begin

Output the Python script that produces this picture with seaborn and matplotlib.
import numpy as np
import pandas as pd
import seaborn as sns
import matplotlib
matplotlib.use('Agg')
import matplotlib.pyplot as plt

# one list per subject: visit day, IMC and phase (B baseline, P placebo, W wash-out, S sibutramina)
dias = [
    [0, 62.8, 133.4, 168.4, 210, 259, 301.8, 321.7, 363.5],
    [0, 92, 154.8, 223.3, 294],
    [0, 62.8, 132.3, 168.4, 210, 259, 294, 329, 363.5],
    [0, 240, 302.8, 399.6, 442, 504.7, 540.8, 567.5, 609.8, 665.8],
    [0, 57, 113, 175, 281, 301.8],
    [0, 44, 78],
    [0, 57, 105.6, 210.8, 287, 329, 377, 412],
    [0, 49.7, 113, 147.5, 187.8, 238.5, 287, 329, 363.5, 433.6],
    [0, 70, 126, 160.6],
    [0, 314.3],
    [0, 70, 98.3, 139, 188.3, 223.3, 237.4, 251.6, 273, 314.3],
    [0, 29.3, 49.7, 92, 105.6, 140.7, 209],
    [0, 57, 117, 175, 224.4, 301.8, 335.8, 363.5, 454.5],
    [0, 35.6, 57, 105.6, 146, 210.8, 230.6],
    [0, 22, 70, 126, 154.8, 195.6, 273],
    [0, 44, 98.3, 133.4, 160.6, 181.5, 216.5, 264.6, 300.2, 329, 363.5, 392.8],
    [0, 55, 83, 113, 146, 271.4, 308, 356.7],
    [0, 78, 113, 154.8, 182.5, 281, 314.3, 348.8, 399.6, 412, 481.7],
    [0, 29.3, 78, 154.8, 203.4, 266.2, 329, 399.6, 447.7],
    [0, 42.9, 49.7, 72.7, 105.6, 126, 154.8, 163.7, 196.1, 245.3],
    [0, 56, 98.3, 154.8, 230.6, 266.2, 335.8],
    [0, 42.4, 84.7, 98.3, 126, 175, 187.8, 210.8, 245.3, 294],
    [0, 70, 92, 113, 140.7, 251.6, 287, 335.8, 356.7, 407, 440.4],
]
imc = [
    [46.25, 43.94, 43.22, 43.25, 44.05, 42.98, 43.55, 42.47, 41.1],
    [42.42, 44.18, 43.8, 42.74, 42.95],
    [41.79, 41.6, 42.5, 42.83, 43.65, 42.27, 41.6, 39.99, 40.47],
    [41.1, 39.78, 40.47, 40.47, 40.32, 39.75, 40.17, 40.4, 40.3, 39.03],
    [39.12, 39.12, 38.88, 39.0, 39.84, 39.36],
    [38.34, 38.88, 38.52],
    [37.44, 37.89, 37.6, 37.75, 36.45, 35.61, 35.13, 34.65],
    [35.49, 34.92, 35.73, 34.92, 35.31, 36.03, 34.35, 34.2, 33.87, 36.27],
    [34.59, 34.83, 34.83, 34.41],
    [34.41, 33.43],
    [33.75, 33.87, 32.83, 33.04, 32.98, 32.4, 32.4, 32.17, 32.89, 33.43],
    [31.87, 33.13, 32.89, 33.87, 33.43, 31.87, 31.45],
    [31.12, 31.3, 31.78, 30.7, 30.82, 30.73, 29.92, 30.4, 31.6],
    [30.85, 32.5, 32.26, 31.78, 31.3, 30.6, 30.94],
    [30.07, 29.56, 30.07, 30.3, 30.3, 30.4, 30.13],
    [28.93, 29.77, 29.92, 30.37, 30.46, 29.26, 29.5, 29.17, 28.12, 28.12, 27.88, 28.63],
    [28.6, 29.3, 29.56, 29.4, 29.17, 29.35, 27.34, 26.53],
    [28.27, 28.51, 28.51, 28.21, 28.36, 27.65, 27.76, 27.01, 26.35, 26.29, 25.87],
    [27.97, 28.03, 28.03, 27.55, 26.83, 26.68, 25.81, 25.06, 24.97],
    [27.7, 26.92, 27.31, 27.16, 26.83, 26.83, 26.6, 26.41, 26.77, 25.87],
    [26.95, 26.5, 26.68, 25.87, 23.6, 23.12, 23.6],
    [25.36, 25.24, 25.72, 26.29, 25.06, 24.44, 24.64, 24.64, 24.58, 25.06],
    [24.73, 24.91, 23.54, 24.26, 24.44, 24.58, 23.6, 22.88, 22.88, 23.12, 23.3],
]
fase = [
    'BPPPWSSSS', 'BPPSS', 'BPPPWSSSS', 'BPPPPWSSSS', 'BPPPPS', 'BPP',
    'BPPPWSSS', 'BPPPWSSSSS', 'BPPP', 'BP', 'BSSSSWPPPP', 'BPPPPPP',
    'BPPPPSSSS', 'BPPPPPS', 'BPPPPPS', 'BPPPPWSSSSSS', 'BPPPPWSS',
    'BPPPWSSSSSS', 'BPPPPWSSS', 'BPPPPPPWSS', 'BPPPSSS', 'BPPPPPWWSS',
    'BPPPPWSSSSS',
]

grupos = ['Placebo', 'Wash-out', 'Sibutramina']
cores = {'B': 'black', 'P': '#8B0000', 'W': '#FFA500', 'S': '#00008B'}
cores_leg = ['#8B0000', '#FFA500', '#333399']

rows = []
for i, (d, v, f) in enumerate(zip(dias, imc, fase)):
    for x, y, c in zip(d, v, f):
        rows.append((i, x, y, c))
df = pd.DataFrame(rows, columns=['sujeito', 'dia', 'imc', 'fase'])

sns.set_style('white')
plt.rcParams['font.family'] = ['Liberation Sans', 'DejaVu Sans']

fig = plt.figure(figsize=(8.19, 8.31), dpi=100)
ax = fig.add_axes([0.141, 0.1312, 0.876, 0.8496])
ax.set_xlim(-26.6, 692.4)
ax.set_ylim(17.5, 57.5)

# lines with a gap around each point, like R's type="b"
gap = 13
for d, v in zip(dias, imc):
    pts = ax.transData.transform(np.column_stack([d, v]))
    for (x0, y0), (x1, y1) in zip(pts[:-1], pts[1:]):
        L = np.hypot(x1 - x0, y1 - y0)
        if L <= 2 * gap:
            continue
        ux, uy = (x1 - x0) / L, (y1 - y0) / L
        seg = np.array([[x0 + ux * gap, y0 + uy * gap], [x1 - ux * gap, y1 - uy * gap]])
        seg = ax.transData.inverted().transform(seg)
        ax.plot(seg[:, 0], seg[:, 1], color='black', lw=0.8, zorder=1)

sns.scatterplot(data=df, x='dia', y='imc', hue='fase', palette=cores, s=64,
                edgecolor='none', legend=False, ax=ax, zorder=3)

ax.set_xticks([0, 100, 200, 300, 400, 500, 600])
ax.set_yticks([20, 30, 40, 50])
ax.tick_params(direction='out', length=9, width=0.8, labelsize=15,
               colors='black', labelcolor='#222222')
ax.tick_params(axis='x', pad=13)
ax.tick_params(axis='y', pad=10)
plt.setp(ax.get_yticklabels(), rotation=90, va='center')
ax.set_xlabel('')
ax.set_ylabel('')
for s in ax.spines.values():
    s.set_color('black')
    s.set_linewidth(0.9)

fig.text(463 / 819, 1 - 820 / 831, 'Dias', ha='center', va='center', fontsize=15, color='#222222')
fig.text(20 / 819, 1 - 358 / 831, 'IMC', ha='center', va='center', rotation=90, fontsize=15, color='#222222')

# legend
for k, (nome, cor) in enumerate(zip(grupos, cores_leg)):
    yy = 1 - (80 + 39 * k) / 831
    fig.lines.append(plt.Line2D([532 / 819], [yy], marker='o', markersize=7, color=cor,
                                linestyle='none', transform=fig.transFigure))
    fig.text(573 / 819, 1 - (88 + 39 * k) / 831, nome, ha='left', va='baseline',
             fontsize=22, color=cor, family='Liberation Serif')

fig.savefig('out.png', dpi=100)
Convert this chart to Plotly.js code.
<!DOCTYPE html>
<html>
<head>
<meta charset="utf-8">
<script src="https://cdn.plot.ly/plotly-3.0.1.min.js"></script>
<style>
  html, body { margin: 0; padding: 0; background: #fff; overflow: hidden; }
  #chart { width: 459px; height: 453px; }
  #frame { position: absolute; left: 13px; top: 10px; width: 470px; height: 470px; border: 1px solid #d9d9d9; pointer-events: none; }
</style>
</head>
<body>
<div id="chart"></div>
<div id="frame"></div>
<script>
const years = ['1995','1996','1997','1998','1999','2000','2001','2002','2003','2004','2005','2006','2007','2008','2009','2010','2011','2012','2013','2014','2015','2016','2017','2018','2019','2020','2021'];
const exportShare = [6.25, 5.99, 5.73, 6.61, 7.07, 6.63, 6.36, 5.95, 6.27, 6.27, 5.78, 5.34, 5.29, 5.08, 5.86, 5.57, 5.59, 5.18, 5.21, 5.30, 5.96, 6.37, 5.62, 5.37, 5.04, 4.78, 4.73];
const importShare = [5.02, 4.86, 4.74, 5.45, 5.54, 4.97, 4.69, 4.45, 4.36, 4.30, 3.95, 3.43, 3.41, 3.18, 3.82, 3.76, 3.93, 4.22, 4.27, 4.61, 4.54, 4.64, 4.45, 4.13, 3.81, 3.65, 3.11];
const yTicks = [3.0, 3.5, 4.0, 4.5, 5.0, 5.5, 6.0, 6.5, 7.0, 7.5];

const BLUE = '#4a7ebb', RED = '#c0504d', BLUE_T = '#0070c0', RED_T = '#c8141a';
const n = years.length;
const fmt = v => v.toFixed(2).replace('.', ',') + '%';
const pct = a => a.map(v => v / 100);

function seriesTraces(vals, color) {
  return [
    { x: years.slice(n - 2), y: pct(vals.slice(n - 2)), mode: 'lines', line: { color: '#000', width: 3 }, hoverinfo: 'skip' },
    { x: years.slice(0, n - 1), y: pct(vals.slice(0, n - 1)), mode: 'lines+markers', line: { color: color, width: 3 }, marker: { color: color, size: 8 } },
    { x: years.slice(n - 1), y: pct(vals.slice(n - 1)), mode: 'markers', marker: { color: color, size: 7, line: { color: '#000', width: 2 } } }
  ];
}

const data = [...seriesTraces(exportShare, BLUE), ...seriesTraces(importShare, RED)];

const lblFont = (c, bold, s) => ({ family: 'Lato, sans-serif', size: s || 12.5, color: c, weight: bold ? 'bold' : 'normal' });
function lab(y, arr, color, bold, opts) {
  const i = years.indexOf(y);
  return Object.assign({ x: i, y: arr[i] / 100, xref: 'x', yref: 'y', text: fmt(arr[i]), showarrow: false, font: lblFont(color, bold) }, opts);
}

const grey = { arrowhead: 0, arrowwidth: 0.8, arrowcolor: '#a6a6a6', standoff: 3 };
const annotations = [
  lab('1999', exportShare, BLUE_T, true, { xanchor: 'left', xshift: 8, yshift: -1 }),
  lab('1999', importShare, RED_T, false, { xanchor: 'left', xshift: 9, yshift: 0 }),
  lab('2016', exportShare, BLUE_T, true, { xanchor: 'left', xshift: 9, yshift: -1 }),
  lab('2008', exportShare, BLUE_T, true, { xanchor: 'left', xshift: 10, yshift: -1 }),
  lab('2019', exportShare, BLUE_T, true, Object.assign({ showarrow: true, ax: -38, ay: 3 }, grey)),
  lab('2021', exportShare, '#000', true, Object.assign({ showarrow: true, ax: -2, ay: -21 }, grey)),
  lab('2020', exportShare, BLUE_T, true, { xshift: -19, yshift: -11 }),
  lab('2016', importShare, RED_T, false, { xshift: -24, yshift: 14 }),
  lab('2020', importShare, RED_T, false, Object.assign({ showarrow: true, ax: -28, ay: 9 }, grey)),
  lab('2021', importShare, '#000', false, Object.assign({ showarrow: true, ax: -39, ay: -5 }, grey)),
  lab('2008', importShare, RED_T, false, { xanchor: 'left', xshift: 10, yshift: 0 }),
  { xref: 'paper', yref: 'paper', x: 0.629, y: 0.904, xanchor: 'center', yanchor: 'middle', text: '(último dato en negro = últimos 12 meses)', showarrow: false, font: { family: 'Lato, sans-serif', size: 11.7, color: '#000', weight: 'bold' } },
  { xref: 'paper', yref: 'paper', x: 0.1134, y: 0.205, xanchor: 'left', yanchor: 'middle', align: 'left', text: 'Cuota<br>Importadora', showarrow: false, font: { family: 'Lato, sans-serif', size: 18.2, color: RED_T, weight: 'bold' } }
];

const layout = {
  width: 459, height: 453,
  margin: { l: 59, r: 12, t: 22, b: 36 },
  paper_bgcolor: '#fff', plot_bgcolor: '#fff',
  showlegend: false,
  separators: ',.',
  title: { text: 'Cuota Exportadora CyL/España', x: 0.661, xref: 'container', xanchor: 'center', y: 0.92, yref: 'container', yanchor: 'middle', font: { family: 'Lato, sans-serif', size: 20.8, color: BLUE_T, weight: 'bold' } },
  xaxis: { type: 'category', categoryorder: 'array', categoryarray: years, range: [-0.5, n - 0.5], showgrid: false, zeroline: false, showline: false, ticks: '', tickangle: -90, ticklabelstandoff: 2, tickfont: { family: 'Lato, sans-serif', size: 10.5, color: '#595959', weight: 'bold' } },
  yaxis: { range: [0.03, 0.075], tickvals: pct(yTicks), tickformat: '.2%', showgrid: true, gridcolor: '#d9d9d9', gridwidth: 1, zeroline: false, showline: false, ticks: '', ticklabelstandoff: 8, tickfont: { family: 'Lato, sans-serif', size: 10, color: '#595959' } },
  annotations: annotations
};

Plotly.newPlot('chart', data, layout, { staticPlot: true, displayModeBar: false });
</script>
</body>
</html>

end

§ **WHAT IS NEEDED**: Return exactly the lines that run from the top of the listing above to the line containing "import matplotlib.pyplot as plt", please, keeping both end lines and leaving out everything else.

§ **COMPLETED EXERCISE**:
Output the Python script that produces this picture with seaborn and matplotlib.
import numpy as np
import pandas as pd
import seaborn as sns
import matplotlib
matplotlib.use('Agg')
import matplotlib.pyplot as plt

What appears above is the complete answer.